KARACHI: The Directorate of Post Clearance Audit (PCA) Karachi has served an Audit Observation on M/s Yousuf & Co, Karachi for claiming inadmissible benefit of concessionary regime.

Audit of import data found that M/s Yousuf & Co, Karachi, imported goods declared to be broken and damaged computer circuit boards and damaged LCD junk, used computer parts keyboard and mouse, used picture tube, computer system bare bone without ram and hard drive, weak and fuse monitor tubes wastage and sought clearance through MCC Appraisement (East) claiming benefits of SRO 549(I)/2008 for zero rating of Sales Tax and paid Income Tax 1.0 percent under zero rating regime of Sales Tax.

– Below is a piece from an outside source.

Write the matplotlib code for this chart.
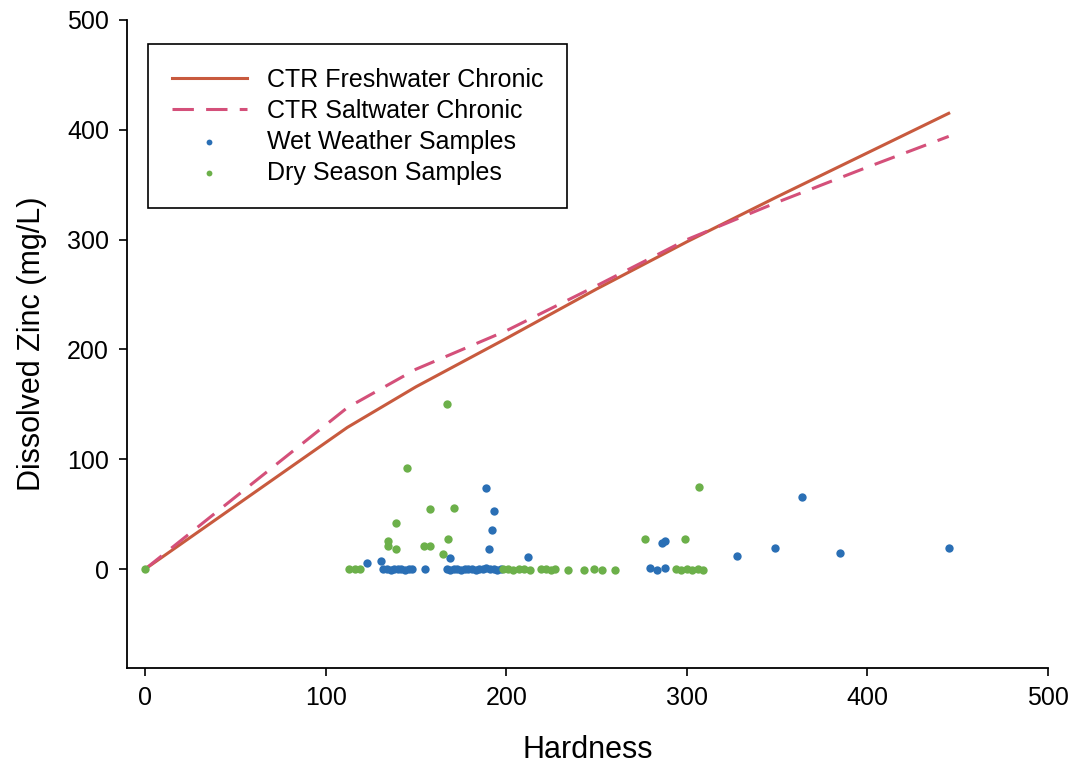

The description Broken and Damaged Computer CRT Circuit Boards and Damaged LCD Junk, Weak and Fuse CRT Monitor Tubes Wastage are correctly classifiable under PCT heading 8548.9000 attracting Custom Duty 25 percent instead of 20 percent and Used CRT Picture Tube are correctly classifiable under PCT heading 8529.9090 attracting Custom Duty 20 percent instead of zero percent.

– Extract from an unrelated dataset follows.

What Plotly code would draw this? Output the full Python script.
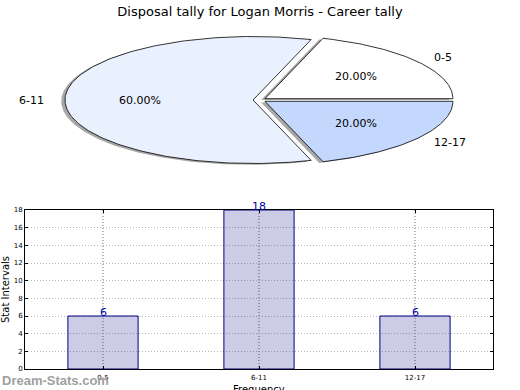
import math
import plotly.graph_objects as go

# ---- data ----
categories = ["0-5", "6-11", "12-17"]
counts = [6, 18, 6]
pie_colors = ["#ffffff", "#eaf1fe", "#c4d8fe"]
title_text = "Disposal tally for Logan Morris - Career tally"
y_ticks = [0, 2, 4, 6, 8, 10, 12, 14, 16, 18]

W, H = 520, 390
FONT = "DejaVu Sans"

# pie geometry (pixel space of hidden axes)
CX, CY = 259.6, 100.0
RA, RB = 188.0, 63.5
EXPLODE = 0.035
SHADOW_DX, SHADOW_DY = -0.02, -0.02

fig = go.Figure()

total = sum(counts)
start = 0.0
wedges = []
for lab, v, col in zip(categories, counts, pie_colors):
    frac = v / total
    t1 = start
    t2 = start + 360.0 * frac
    mid = math.radians((t1 + t2) / 2)
    ox = EXPLODE * math.cos(mid)
    oy = EXPLODE * math.sin(mid)
    n = max(8, int((t2 - t1) / 1.0))
    ts = [math.radians(t1 + (t2 - t1) * k / n) for k in range(n + 1)]
    ux = [ox] + [ox + math.cos(t) for t in ts] + [ox]
    uy = [oy] + [oy + math.sin(t) for t in ts] + [oy]
    wedges.append((lab, frac, col, ux, uy, mid, ox, oy))
    start = t2


def to_px(ux, uy, dx=0.0, dy=0.0):
    return ([CX + RA * (u + dx) for u in ux], [CY - RB * (v + dy) for v in uy])

# shadows
for lab, frac, col, ux, uy, mid, ox, oy in wedges:
    px, py = to_px(ux, uy, SHADOW_DX, SHADOW_DY)
    fig.add_trace(go.Scatter(x=px, y=py, xaxis="x2", yaxis="y2", mode="lines",
                             fill="toself", fillcolor="rgba(110,110,110,0.6)",
                             line=dict(width=0), hoverinfo="skip", showlegend=False))
# wedges
for lab, frac, col, ux, uy, mid, ox, oy in wedges:
    px, py = to_px(ux, uy)
    fig.add_trace(go.Scatter(x=px, y=py, xaxis="x2", yaxis="y2", mode="lines",
                             fill="toself", fillcolor=col,
                             line=dict(color="black", width=0.8), hoverinfo="skip",
                             showlegend=False))

annotations = []
for lab, frac, col, ux, uy, mid, ox, oy in wedges:
    lx = CX + RA * (ox + 1.1 * math.cos(mid))
    ly = CY - RB * (oy + 1.1 * math.sin(mid))
    annotations.append(dict(x=lx, y=ly, xref="x2", yref="y2", text=lab, showarrow=False,
                            xanchor="left" if math.cos(mid) > 0 else "right",
                            yanchor="middle", font=dict(family=FONT, size=11, color="black")))
    pxl = CX + RA * (ox + 0.6 * math.cos(mid))
    pyl = CY - RB * (oy + 0.6 * math.sin(mid))
    annotations.append(dict(x=pxl, y=pyl, xref="x2", yref="y2", text="%.2f%%" % (frac * 100),
                            showarrow=False, xanchor="center", yanchor="middle",
                            font=dict(family=FONT, size=11, color="black")))

# bar chart
fig.add_trace(go.Bar(x=categories, y=counts, width=0.45,
                     marker=dict(color="rgba(0,0,128,0.2)", line=dict(color="#000080", width=1)),
                     hoverinfo="skip", showlegend=False))

for cat, c in zip(categories, counts):
    annotations.append(dict(x=cat, y=c, xref="x", yref="y", text=str(c), showarrow=False,
                            xanchor="center", yanchor="middle", yshift=4,
                            font=dict(family=FONT, size=11, color="#0000aa")))

# x axis title (placed like the reference, partly below the page edge)
annotations.append(dict(x=(25 + 493) / 2 / W, y=(H - 389) / H, xref="paper", yref="paper",
                        xanchor="center", yanchor="middle", text="Frequency", showarrow=False,
                        font=dict(family=FONT, size=10, color="black")))

annotations.append(dict(x=0, y=(H - 380) / H, xref="paper", yref="paper", xanchor="left",
                        yanchor="middle", text="<b>Dream-Stats.com</b>", showarrow=False,
                        font=dict(family="Liberation Sans", size=13, color="#a0a0a0")))

fig.update_layout(
    width=W, height=H, margin=dict(l=0, r=0, t=0, b=0),
    paper_bgcolor="white", plot_bgcolor="white",
    title=dict(text=title_text, x=0.5, xanchor="center", y=1 - 11 / H, yanchor="middle",
               yref="container", font=dict(family=FONT, size=13, color="black"),
               automargin=False),
    xaxis=dict(domain=[25 / W, 493 / W], range=[-0.5, 2.5], type="category",
               showline=True, linecolor="black", linewidth=1, mirror="allticks",
               showgrid=True, gridcolor="#b8b8b8", griddash="1px,2px", gridwidth=1.5,
               ticks="inside", ticklen=3, tickcolor="black", ticklabelstandoff=2,
               tickfont=dict(family=FONT, size=7, color="black"),
               automargin=False, zeroline=False, fixedrange=True),
    yaxis=dict(domain=[21 / H, 180 / H], range=[0, 18], tickvals=y_ticks,
               showline=True, linecolor="black", linewidth=1, mirror="allticks",
               showgrid=True, gridcolor="#b8b8b8", griddash="1px,2px", gridwidth=1,
               ticks="inside", ticklen=3, tickcolor="black",
               tickfont=dict(family=FONT, size=7, color="black"),
               title=dict(text="Stat Intervals", standoff=4,
                          font=dict(family=FONT, size=10, color="black")),
               automargin=False, zeroline=False, fixedrange=True),
    xaxis2=dict(domain=[0, 1], range=[0, W], visible=False, fixedrange=True),
    yaxis2=dict(domain=[1 - 200 / H, 1], range=[200, 0], visible=False, fixedrange=True),
    annotations=annotations,
)

fig.write_html("out.html", config={"displayModeBar": False},
               post_script="document.body.style.margin='0';")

Further, the imported items under declared PCT headings are not covered under the claimed SRO 549(I)/2008 read with SRO 230(I)/2011.

Moreover, the subject imported goods are also not covered under the claimed SRO 549(I)/2008 as the goods are in old and used, broken, damaged and wastage condition. Further the online status shows business nature as service provider.

Therefore, the exemption under the claimed SRO is not admissible, rather the importers were required to pay Custom Duty and Sales Tax as per correct PCT headings.

M/s Yousuf & Co, Karachi is advised to pay evaded amount of duty and taxes totaling Rs4.568 million.